Before We Expand The Middle River Jail


Our local jail numbers are growing by 10% this year, so
we're sending ever more inmates (all of our women) to
MRRJ, where their daily keep fee goes from $1 to $3.
The following appeared as an Open Forum in today's Daily News-Record:

According to a front page article in the March 26, 2019 DNR, the Middle River Regional Jail (MRRJ) Authority has already budgeted money for a Community Based Corrections Plan, a needs assessment study required by the Commonwealth in order to apply for a 25% state grant for expanding the facility if deemed necessary. According to the DNR, this alone would cost more than $57,000, in addition to a facility planning study for an additional $84,000. Engineering services by the Timmons Group would cost yet another $12,000. 

For a bit of history, Harrisonburg and Rockingham County joined the Middle River Regional Jail Authority in July, 2015, in response to overcrowding at our local jail. The $21.5 million, 10-year deal provided our community with access to 250 MRRJ beds. Up to that time, our locality was spending $1.2 million a year renting around 100 beds at Middle River as a temporary solution. Meanwhile, in spite of our crime rates remaining comparatively low, we keep adding some 10% more inmates annually to these numbers, resulting in still more crowding.

But before we invest in ever more costly jails we should consider the recent experience of the Riverside Regional Jail in Prince George County. Similar to MRRJ, it serves four nearby counties and three adjacent cities. According to a March 5, 2019 piece in the Richmond Times-Dispatch, Riverside is facing a $2.4 million budget operating deficit in the coming fiscal year due to a shortage of inmates.

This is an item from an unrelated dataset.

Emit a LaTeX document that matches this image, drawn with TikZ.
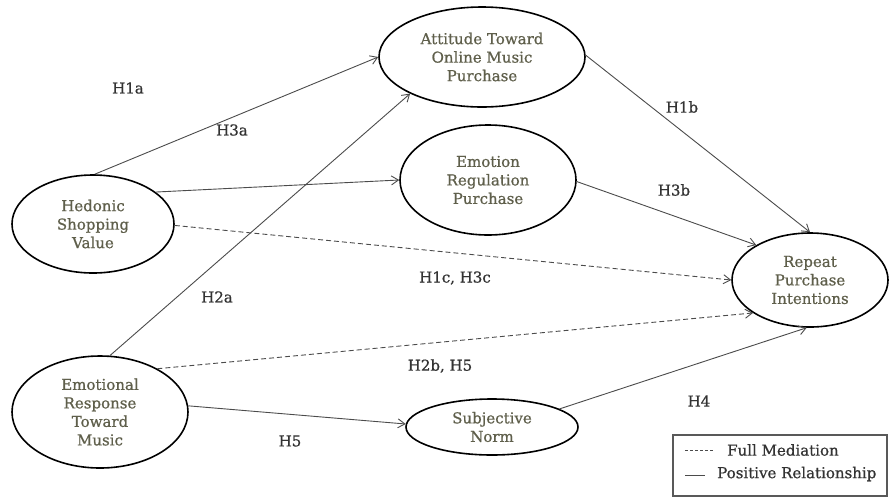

Why? A major reason is that the Chesterfield County Jail, with around 300 beds of its own, and which has supplied nearly half of RRJ’s inmates, has seen their jail numbers drop by some 34%, resulting in that County’s share of RRJ’s income decreasing from $11.9 million in the current fiscal year to a projected $8.4 million in 2020.

According to the Richmond Times piece, “Chesterfield's sheriff, Karl Leonard, attributed the county's drop in part to rehabilitation programs his department has created for offenders with substance abuse problems and more inmates being diverted by county judges into diversion programs rather than sending them to jail.”

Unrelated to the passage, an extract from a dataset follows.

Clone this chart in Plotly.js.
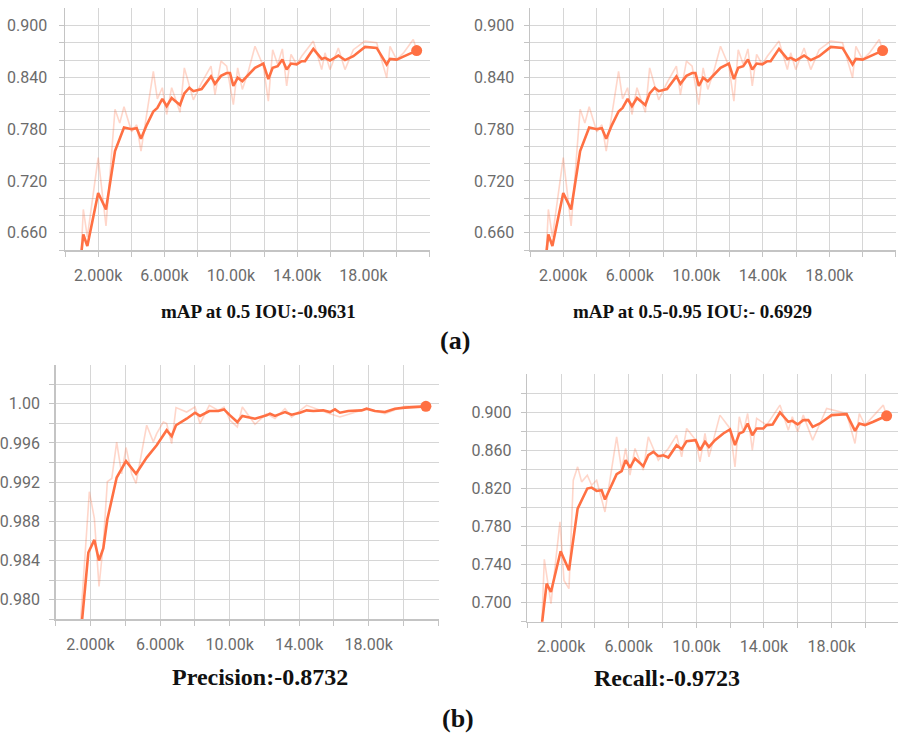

The highly successful Heroin Addiction Recovery Program (HARP) promoted by Sheriff Leonard in his Chesterfield County Jail was designed by the McShin Foundation and has recently been adopted by the Rappahannock/Shenandoah/Warren Regional Jail in Front Royal as well.

John Shinholser, former Board Chair of Rubicon, Inc., Virginia's most comprehensive substance abuse treatment facility, and who with Carol McDaid heads the McShin Foundation, will present a report on the HARP program at the next meeting of our local Community Criminal Justice Board at 4 pm. June 3 on the lower floor of Harrisonburg City Hall. For those interested, the meeting is open to the public.

Reasons for increases in our incarceration numbers are varied and complex, and answers are not easy to come by, but before we invest in ever more steel and concrete cages to house non-violent offenders we need to study every effective alternative possible.